The systems we’ve interacted with are very cognizant of overreaching there. Providence, for example, has a governance committee. They are focused on AI in the background. Administratively looking at whether the bill’s coded correctly. Can we answer some of these questions around like password reset, or what’s my insurance deductible? They use AI for that, but as far as interacting, anything touching clinical, anything that could be seen as practicing medicine, systems haven’t, for the most part, taken that leap. I think they are conscious of what you just said.
Another example is Abridge. It has been in the news a lot and they’ve done a great job with ambient listening, which is making the physicians more efficient. Most systems and patients are comfortable with things like that. They do a lot of voice of customer, voice of patients research around this and are comfortable. Does anyone want to interact directly with an AI bot yet? Not for clinical. Where’s my bill, or I have a question about it, maybe. They are being methodical about how AI interacts.
On the Praia side, our platform can ingest any AI agent or application that a system has built and deliver that. But we’re also taking a very measured approach around that. Hype is probably unprecedented, but there’s not a lot of tangible ROI yet. Every health system is experimenting and piloting, but there’s not a ton of great use cases outside of the couple that I mentioned.
What factors will be most important to the company over the next couple of years?
More customer input, and customer being the health system. This was built at Providence. It was intended to be commercially facing me, not solving a Providence-only problem. We just need more data points, more customers on the platform.
Unfortunately for first half of the year, a lot of systems have been reluctant for systems to move forward, which is not just a Praia concern. With the potential cuts in Medicaid, and other grants have been cut, we’ve been interacting with a lot of systems and we’re pretty far down the road. Then budgets have been frozen because of the some of the NIH grants that roll downhill.
But I think there will be a tipping point where a couple of big, notoriously skeptical, hard-to-hard-to-get-on-board health systems will come on board with Praia. Then it will be like what happens with a lot of startups, where the momentum will move fast from there. But really, it’s it’s around knocking down those next group of health systems so we can continue to increase the the R&D spend and get additional perspectives on what will be helpful.

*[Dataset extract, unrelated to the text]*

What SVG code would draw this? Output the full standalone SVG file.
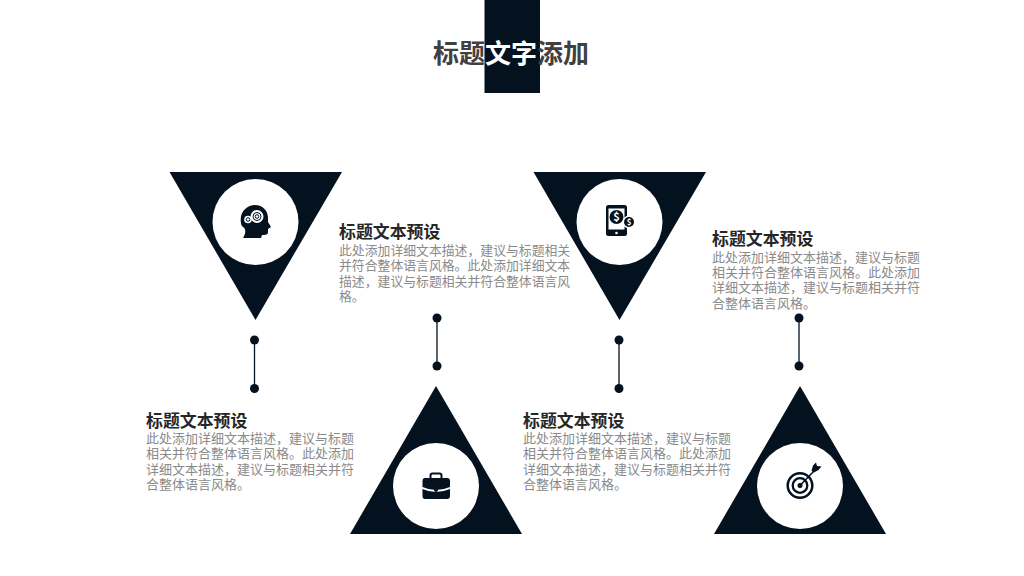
<svg xmlns="http://www.w3.org/2000/svg" width="1024" height="576" viewBox="0 0 1024 576">
<style>
text{font-family:"Noto Sans CJK SC","Liberation Sans",sans-serif}
.d{fill:#04121f}
.w{fill:#fff}
.t{font-size:26px;font-weight:700;fill:#404040}
.h{font-size:16.9px;font-weight:700;fill:#262626}
.b{font-size:13px;fill:#8a8a8a}
.n{font-size:12.85px;fill:#8a8a8a}
.l{stroke:#04121f;stroke-width:1.300;fill:none}
.r{fill:none;stroke:#04121f}
</style>
<rect width="1024" height="576" fill="#fff"/>
<g id="title">
<rect class="d" x="484.500" y="0" width="55.500" height="93"/>
<text class="t" x="433" y="63">标题<tspan fill="#fff">文字</tspan>添加</text>
</g>
<g id="connectors">
<g class="d"><circle cx="254.500" cy="340" r="4.500"/><circle cx="254.500" cy="388.500" r="4.500"/><circle cx="437" cy="318" r="4.500"/><circle cx="437" cy="366" r="4.500"/><circle cx="619" cy="340" r="4.500"/><circle cx="619" cy="388.500" r="4.500"/><circle cx="799" cy="318" r="4.500"/><circle cx="799" cy="366" r="4.500"/></g>
<path class="l" d="M254.500 340V388.500M437 318V366M619 340V388.500M799 318V366"/>
</g>
<g id="node-1">
<polygon class="d" points="169.500,172 342,172 255.500,320"/>
<circle class="w" cx="255.500" cy="222" r="43"/>
<path class="d" d="M241 223C239 212 247 205 255 205C263 205 268 211 268 218C268 220 268 221 268 222L271 227L268 229L268 232C268 235 265 235 262 235L261 238L243 238C246 233 246 229 243 227C242 226 241 225 241 223Z"/>
<g fill="#fff"><circle cx="257" cy="216.500" r="6.500"/><circle cx="248" cy="219.500" r="3.800"/></g>
<g class="r" stroke-width="1"><circle cx="257" cy="216.500" r="4"/><circle cx="257" cy="216.500" r="1.800"/><circle cx="248" cy="219.500" r="1.800"/></g>
</g>
<g id="node-2">
<polygon class="d" points="533.500,172 706,172 619.500,320"/>
<circle class="w" cx="619.500" cy="222" r="43"/>
<rect class="d" x="606" y="205" width="21" height="31" rx="2.500"/>
<rect class="w" x="608.500" y="208.500" width="16" height="21"/>
<circle class="d" cx="616.500" cy="217" r="7"/>
<circle class="w" cx="629" cy="222" r="6.500"/>
<circle class="d" cx="629" cy="222" r="5"/>
<circle class="w" cx="616.500" cy="233" r="1.300"/>
<text x="616.500" y="221" font-size="11" font-weight="700" text-anchor="middle" fill="#fff">$</text>
<text x="629" y="225" font-size="8" font-weight="700" text-anchor="middle" fill="#fff">$</text>
</g>
<g id="node-3">
<polygon class="d" points="350,534 522,534 436,386"/>
<circle class="w" cx="436" cy="486" r="43"/>
<path class="r" stroke-width="2" d="M430.500 479V475.500Q430.500 473.500 432.500 473.500H439.500Q441.500 473.500 441.500 475.500V479"/>
<path class="d" d="M425 478H447Q450 478 450 481V487Q443 490 436 490Q429 490 422.500 487V481Q422.500 478 425 478Z"/>
<path class="d" d="M422.500 489Q429 492 436 492Q443 492 450 489V496Q450 499 447 499H425Q422.500 499 422.500 496Z"/>
<circle class="d" cx="436" cy="490" r="2"/>
</g>
<g id="node-4">
<polygon class="d" points="714,534 886,534 800,386"/>
<circle class="w" cx="800" cy="486" r="43"/>
<circle class="r" cx="800" cy="485.500" r="12.300" stroke-width="2.500"/>
<circle class="r" cx="800" cy="485.500" r="7.300" stroke-width="2.300"/>
<circle class="d" cx="800" cy="485.500" r="2.500"/>
<path class="r" stroke-width="1.500" d="M800 485.500L814 471"/>
<path class="d" d="M811.500 471L813 465.500L816 462.500L817 466L821.500 466.500L818.500 470L814 472.500Z"/>
</g>
<text id="text-1" x="146"><tspan class="h" x="146" y="426.500">标题文本预设</tspan><tspan class="b" x="146" y="443">此处添加详细文本描述，建议与标题</tspan><tspan class="b" x="146" y="458">相关并符合整体语言风格。此处添加</tspan><tspan class="b" x="146" y="473.500">详细文本描述，建议与标题相关并符</tspan><tspan class="b" x="146" y="489">合整体语言风格。</tspan></text>
<text id="text-2" x="339"><tspan class="h" x="339" y="238">标题文本预设</tspan><tspan class="n" x="339" y="254.500">此处添加详细文本描述，建议与标题相关</tspan><tspan class="n" x="339" y="270">并符合整体语言风格。此处添加详细文本</tspan><tspan class="n" x="339" y="285.500">描述，建议与标题相关并符合整体语言风</tspan><tspan class="n" x="339" y="301">格。</tspan></text>
<text id="text-3" x="523"><tspan class="h" x="523" y="426.500">标题文本预设</tspan><tspan class="b" x="523" y="443">此处添加详细文本描述，建议与标题</tspan><tspan class="b" x="523" y="458">相关并符合整体语言风格。此处添加</tspan><tspan class="b" x="523" y="473.500">详细文本描述，建议与标题相关并符</tspan><tspan class="b" x="523" y="489">合整体语言风格。</tspan></text>
<text id="text-4" x="712"><tspan class="h" x="712" y="245">标题文本预设</tspan><tspan class="b" x="712" y="261.500">此处添加详细文本描述，建议与标题</tspan><tspan class="b" x="712" y="276.500">相关并符合整体语言风格。此处添加</tspan><tspan class="b" x="712" y="292">详细文本描述，建议与标题相关并符</tspan><tspan class="b" x="712" y="307.500">合整体语言风格。</tspan></text>
</svg>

What we’ve found so far is that once the platform is in place, a lot of use cases come up. We’re trying to be careful to only bring to market use cases that have applicability across every health system. Like it can be vaccine scheduling with Walgreens, or we announced a partnership and investment from Labcorp streamlining the way lab ordering works from the physician pen, so to speak, to the patient and making sure they show up knowing what’s expected of them so they show up at the right facility at the right time and have done the right preparation in advance. Things like that will continue drive use cases and, frankly, value from the platform. But really, for us, the focus is just onboarding more customers in 2025 so we can continue to build that knowledge base.